El director de fotografía ocupaba mis pocos momentos libres, me contaba con entusiasmo cómo pensaba iluminar tal o cual decorado, yo le contaba como quería que fueran las noches en la película y él me hablaba de la bondad de las ópticas que íbamos a usar y me mostraba, junto a la directora de arte, una paleta de colores con los que trabajar.
Yo iba decidiendo que empezáramos con colores fríos, materiales modernos: acero, cemento, cristal… ya pasaríamos a los colores más calidos y con más saturación cuando la película llegara al trópico, a Canarias. Y mientras me hablaban de colores, de luces y de sombras, de unas nuevas alfombras y de una preciosa mesa de cristal para la casa del protagonista, yo, mentalmente, iba colocando esos elementos.
Trasladaba esa nueva información a los planos que había pensado, a las puestas en escena que, todavía sin acabar, se perfilaban en mi mente, y lo que antes eran imágenes esquemáticas, empezaban ahora a cobrar vida.

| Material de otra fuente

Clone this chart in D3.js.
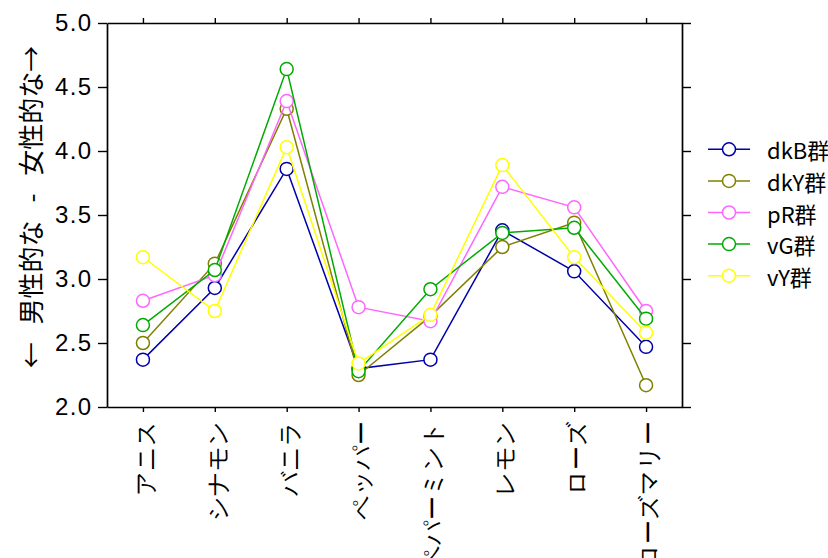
<!DOCTYPE html>
<html>
<head>
<meta charset="utf-8">
<script src="https://cdn.jsdelivr.net/npm/d3@7"></script>
<style>
  body { margin: 0; background: #fff; }
  svg { display: block; font-family: "Noto Sans CJK JP", "Noto Sans", sans-serif; }
</style>
</head>
<body>
<div id="chart"></div>
<script>
// data
const categories = ['アニス', 'シナモン', 'バニラ', 'ペッパー', 'ペパーミント', 'レモン', 'ローズ', 'ローズマリー'];
const seriesNames = ['dkB群', 'dkY群', 'pR群', 'vG群', 'vY群'];
const seriesColors = ['#0000aa', '#808000', '#ff66ff', '#00aa00', '#ffff00'];
const dkB = [2.37, 2.93, 3.86, 2.30, 2.37, 3.38, 3.06, 2.47];
const dkY = [2.50, 3.12, 4.33, 2.25, 2.71, 3.25, 3.44, 2.17];
const pR  = [2.83, 3.03, 4.39, 2.78, 2.67, 3.72, 3.56, 2.75];
const vG  = [2.64, 3.07, 4.64, 2.28, 2.92, 3.36, 3.40, 2.69];
const vY  = [3.17, 2.75, 4.03, 2.34, 2.72, 3.89, 3.17, 2.58];
const yTicks = [2.0, 2.5, 3.0, 3.5, 4.0, 4.5, 5.0];
const yLabel = '← 男性的な - 女性的な→';

const seriesValues = [dkB, dkY, pR, vG, vY];

const W = 828, H = 558;
const margin = { top: 23, left: 107, right: 146, bottom: 151 };
const width = W - margin.left - margin.right;
const height = H - margin.top - margin.bottom;

const svg = d3.select('#chart').append('svg')
  .attr('width', W)
  .attr('height', H);

const g = svg.append('g')
  .attr('transform', `translate(${margin.left},${margin.top})`);

const x = d3.scalePoint()
  .domain(categories)
  .range([0, width])
  .padding(0.5);

const y = d3.scaleLinear()
  .domain([2, 5])
  .range([height, 0]);

// axes on all four sides, ticks outward
const left = g.append('g')
  .call(d3.axisLeft(y).tickValues(yTicks).tickSize(9).tickSizeOuter(0).tickPadding(7)
    .tickFormat(d3.format('.1f')));
left.selectAll('text')
  .style('font-size', '24px')
  .attr('textLength', 36)
  .attr('lengthAdjust', 'spacing')
  .attr('fill', '#000');

g.append('g')
  .attr('transform', `translate(${width},0)`)
  .call(d3.axisRight(y).tickValues(yTicks).tickSize(9).tickSizeOuter(0).tickFormat(''));

g.append('g')
  .call(d3.axisTop(x).tickSize(5).tickSizeOuter(0).tickFormat(''));

const bottom = g.append('g')
  .attr('transform', `translate(0,${height})`)
  .call(d3.axisBottom(x).tickSize(5).tickSizeOuter(0));
bottom.selectAll('text')
  .attr('transform', 'rotate(-90)')
  .attr('x', -14)
  .attr('y', 2)
  .attr('dy', null)
  .attr('text-anchor', 'end')
  .attr('dominant-baseline', 'central')
  .style('font-size', '24px')
  .attr('fill', '#000');

g.selectAll('.domain').attr('stroke', '#000').attr('stroke-width', 1.7);
g.selectAll('.tick line').attr('stroke', '#000').attr('stroke-width', 1.4);

// series: line then markers, in order
const line = d3.line()
  .x((d, i) => x(categories[i]))
  .y(d => y(d));

seriesValues.forEach((vals, s) => {
  const sg = g.append('g');
  sg.append('path')
    .datum(vals)
    .attr('fill', 'none')
    .attr('stroke', seriesColors[s])
    .attr('stroke-width', 1.5)
    .attr('d', line);
  sg.selectAll('circle')
    .data(vals)
    .join('circle')
    .attr('cx', (d, i) => x(categories[i]))
    .attr('cy', d => y(d))
    .attr('r', 6.5)
    .attr('fill', '#fff')
    .attr('stroke', seriesColors[s])
    .attr('stroke-width', 1.5);
});

// y label
svg.append('text')
  .attr('transform', `translate(29,${margin.top + 184}) rotate(-90)`)
  .attr('text-anchor', 'middle')
  .attr('dominant-baseline', 'central')
  .style('font-size', '26px')
  .style('word-spacing', '12px')
  .text(yLabel);

// legend, no frame
const legend = svg.append('g')
  .attr('transform', `translate(708,149.3)`);

const items = legend.selectAll('g')
  .data(seriesNames)
  .join('g')
  .attr('transform', (d, i) => `translate(0,${i * 31.6})`);

items.append('line')
  .attr('x1', 0).attr('x2', 42)
  .attr('stroke', (d, i) => seriesColors[i])
  .attr('stroke-width', 1.5);

items.append('circle')
  .attr('cx', 21)
  .attr('r', 6.5)
  .attr('fill', '#fff')
  .attr('stroke', (d, i) => seriesColors[i])
  .attr('stroke-width', 1.5);

items.append('text')
  .attr('x', 59)
  .attr('dominant-baseline', 'central')
  .style('font-size', '22px')
  .text(d => d);
</script>
</body>
</html>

Ya veía ese fondo rojo que me contaba la directora de arte resaltando el vestido verde que me describía la jefa de vestuario, mientras el director de foto me hablaba de iluminar la escena con la cálida luz del atardecer que, lógicamente, él conseguiría colocando sus focos afuera en la ventana y filtrando esa luz a través de la cortina de lino color tabaco que en ese momento desembalaba la escenógrafa. Entonces, en mi cabeza, pedía “acción” y la actriz decía su línea del guion mientras miraba con descaro hacia la derecha de la cámara tal y como le había pedido; bueno, más bien tal y como lo estaba imaginando.
El plano estaba completo y preparado, ahora podíamos rodarlo. Si rodamos veinticinco planos diarios con cada cámara –tenemos dos cámaras– en veintinueve días de rodaje haremos cerca de 1.500 planos. En las películas con mucho presupuesto se piensa y dibuja cada plano con meses de antelación, se construyen los decorados para no depender de la luz y del tiempo, todo está controlado, medido, previsto.
En las películas más pequeñas no tenemos ese tiempo de preparación, los equipos son más pequeños de lo deseable y tenemos mucho menos dinero, por lo que tenemos que compensar las carencias con imaginación, corriendo más, adaptándonos a lo que tenemos y, a veces, reduciendo nuestras expectativas. Pero, aun así, hay momentos en los que no nos queda más que reconocer lo que todo el mundo en el equipo sabe, pero nadie quiere decir o, al menos, nadie quiere ser el primero en decir: tenemos que retrasar. No llegamos.